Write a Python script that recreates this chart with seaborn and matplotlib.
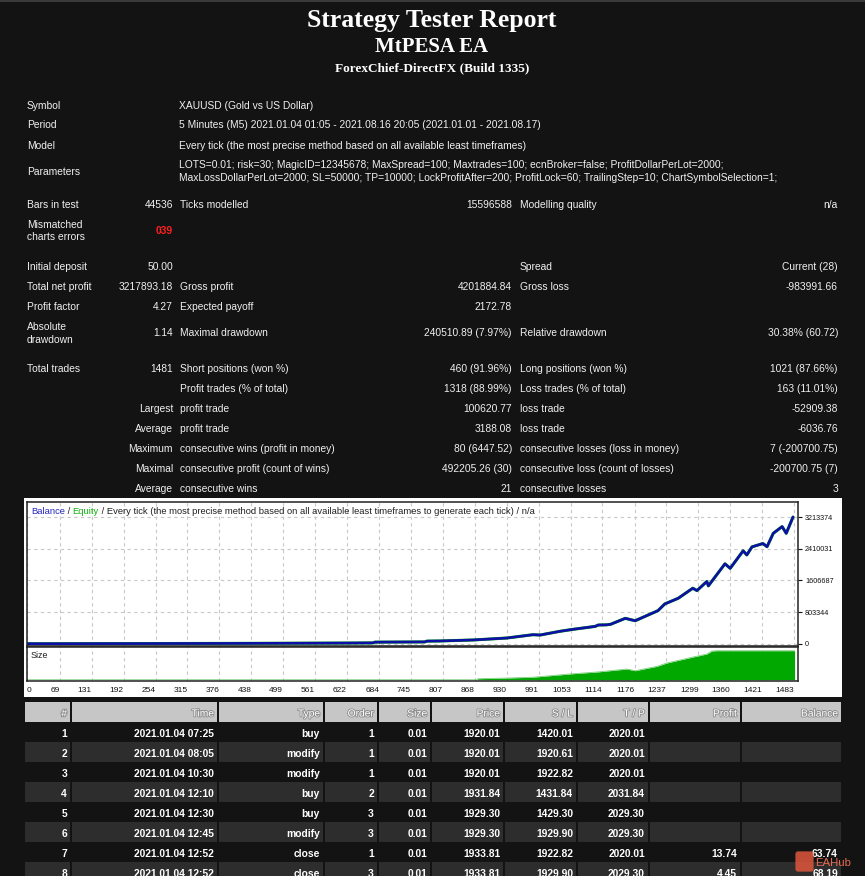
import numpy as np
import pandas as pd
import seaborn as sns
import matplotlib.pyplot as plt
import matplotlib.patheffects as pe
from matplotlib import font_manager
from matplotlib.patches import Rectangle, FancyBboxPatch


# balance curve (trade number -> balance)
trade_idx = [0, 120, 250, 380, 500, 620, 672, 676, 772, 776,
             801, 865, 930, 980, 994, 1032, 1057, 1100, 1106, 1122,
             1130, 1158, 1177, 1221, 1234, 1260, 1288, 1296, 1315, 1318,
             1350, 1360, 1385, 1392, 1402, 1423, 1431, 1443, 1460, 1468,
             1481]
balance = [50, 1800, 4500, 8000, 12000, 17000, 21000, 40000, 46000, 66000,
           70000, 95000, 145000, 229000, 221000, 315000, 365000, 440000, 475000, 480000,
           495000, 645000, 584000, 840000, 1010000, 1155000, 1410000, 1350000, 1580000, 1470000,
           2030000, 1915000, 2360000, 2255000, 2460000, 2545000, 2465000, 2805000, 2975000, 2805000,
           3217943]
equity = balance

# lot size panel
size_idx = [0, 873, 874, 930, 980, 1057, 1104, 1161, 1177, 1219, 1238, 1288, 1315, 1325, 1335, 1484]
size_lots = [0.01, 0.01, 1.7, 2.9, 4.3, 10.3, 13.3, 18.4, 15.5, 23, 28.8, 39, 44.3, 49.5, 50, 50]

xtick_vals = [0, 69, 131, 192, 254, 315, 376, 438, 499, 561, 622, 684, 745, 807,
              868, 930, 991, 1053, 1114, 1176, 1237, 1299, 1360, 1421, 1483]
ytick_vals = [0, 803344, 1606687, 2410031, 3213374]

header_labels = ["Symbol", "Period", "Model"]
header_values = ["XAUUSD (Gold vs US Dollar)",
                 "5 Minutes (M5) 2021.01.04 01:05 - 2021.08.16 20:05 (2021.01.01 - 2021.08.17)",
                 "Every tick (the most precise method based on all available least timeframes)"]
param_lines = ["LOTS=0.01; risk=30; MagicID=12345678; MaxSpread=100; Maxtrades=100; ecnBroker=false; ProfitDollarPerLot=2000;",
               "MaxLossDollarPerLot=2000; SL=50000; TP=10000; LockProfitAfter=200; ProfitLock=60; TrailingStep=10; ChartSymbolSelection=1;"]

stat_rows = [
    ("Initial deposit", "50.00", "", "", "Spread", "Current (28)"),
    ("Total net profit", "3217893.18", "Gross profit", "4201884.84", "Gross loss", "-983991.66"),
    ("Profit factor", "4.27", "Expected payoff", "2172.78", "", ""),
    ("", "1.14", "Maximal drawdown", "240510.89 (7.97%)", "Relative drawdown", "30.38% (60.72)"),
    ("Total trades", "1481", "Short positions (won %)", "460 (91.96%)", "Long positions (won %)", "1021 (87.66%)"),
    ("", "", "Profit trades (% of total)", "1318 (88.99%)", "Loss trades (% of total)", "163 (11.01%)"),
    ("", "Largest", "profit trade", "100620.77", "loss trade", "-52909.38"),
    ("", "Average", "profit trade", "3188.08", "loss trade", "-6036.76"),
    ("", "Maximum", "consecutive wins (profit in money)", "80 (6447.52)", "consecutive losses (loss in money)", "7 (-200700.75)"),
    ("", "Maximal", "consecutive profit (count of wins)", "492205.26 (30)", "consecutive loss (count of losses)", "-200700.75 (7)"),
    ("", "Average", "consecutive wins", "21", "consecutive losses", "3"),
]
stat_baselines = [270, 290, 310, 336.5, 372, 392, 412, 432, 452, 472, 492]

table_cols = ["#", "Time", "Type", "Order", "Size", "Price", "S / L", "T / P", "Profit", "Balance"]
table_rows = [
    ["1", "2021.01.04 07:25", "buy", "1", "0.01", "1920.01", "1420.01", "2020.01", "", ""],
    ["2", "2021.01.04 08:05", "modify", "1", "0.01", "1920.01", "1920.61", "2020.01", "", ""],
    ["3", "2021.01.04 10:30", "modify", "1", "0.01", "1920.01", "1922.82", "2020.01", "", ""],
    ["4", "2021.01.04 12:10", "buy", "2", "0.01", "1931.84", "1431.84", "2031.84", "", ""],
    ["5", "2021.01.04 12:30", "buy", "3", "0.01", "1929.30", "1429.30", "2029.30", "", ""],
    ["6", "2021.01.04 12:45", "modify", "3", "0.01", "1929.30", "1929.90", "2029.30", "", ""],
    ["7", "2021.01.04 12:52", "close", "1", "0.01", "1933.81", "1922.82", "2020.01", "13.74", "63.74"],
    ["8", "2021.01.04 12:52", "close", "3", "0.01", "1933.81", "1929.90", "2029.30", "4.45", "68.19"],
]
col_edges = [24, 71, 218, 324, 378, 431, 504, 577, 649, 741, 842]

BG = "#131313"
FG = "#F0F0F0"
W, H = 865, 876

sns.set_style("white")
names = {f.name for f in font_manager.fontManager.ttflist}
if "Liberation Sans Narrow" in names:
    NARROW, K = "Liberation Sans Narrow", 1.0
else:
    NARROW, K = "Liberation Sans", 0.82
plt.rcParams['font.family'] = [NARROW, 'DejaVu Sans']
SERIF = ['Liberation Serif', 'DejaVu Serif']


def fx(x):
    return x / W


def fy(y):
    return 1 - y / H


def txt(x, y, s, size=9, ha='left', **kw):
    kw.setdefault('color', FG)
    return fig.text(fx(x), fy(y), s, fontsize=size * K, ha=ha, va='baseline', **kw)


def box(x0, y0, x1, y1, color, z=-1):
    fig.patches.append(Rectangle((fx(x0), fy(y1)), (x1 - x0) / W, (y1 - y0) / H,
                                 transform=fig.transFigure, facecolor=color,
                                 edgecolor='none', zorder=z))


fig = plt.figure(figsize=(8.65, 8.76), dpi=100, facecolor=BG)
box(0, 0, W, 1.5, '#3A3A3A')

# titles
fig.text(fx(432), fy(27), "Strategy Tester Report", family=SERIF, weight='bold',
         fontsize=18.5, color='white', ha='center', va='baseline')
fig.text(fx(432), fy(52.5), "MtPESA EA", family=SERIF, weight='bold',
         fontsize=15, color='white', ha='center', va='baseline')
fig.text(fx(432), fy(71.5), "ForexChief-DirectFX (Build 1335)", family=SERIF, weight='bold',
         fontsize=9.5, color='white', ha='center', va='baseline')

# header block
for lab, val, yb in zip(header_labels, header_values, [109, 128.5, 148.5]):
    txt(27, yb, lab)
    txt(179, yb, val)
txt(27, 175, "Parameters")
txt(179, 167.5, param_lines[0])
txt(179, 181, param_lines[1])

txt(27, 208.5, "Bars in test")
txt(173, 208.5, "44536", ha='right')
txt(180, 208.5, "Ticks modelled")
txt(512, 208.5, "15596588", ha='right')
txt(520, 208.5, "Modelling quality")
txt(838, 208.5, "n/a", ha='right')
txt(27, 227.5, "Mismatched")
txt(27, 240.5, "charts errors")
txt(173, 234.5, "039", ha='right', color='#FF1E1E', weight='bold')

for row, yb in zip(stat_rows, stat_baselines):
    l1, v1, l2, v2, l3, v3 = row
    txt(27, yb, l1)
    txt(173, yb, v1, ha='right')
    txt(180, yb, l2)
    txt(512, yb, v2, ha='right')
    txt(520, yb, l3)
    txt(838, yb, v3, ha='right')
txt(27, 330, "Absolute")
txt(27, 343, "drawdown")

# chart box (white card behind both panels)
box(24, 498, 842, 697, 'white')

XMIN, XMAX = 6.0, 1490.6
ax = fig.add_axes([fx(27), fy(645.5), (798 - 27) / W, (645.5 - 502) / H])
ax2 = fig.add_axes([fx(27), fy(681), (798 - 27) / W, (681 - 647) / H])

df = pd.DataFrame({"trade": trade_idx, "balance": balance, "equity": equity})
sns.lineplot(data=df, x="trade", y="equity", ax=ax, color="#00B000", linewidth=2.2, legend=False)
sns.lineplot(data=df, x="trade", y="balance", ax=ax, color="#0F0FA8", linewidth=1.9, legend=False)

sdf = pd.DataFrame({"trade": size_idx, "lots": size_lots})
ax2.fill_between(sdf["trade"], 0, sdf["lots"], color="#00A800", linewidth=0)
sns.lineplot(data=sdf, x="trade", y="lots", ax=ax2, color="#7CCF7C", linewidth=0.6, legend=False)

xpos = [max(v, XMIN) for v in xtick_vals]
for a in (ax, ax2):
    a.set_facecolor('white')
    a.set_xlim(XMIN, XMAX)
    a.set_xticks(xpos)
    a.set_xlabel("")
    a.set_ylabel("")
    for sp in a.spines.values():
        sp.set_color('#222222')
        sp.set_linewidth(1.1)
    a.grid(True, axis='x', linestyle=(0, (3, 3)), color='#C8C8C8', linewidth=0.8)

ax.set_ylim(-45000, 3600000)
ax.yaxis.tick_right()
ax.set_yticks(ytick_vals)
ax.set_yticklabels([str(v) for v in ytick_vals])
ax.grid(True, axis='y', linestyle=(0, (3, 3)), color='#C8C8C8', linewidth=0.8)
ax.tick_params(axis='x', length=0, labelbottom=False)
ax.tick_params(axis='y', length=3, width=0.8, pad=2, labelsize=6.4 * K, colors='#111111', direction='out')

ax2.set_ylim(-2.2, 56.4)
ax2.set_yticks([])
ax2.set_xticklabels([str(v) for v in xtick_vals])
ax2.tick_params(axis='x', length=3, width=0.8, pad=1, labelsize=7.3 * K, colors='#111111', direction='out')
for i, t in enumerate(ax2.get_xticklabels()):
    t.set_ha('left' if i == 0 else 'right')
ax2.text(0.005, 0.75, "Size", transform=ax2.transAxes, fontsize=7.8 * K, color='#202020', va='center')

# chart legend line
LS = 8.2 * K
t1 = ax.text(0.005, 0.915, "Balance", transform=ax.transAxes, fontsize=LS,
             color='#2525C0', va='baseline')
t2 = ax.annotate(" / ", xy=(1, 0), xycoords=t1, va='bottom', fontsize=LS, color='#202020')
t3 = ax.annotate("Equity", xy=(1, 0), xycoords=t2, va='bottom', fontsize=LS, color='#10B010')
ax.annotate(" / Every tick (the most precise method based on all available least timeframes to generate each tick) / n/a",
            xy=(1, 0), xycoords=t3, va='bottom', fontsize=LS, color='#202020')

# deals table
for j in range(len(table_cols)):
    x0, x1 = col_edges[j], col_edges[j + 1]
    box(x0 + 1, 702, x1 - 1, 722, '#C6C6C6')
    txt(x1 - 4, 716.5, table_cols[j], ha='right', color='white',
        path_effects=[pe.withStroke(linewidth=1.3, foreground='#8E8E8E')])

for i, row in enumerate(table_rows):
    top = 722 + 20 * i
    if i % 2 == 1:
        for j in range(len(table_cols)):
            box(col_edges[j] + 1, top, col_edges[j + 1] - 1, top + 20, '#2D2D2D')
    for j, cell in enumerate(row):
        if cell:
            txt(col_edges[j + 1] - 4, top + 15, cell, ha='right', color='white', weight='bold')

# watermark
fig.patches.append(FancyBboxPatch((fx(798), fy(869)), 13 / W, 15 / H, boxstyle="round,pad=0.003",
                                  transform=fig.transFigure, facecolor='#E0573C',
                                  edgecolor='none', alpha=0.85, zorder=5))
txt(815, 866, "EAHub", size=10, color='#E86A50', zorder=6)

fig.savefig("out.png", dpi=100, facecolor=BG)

══════════════════════════════

### WRITTEN INSTRUCTION
Leave out the pictures and restate, word for word, the lines from the top of the data through the line containing "from matplotlib.patches import", both included.

### PROBLEM SOLUTION
Write a Python script that recreates this chart with seaborn and matplotlib.
import numpy as np
import pandas as pd
import seaborn as sns
import matplotlib.pyplot as plt
import matplotlib.patheffects as pe
from matplotlib import font_manager
from matplotlib.patches import Rectangle, FancyBboxPatch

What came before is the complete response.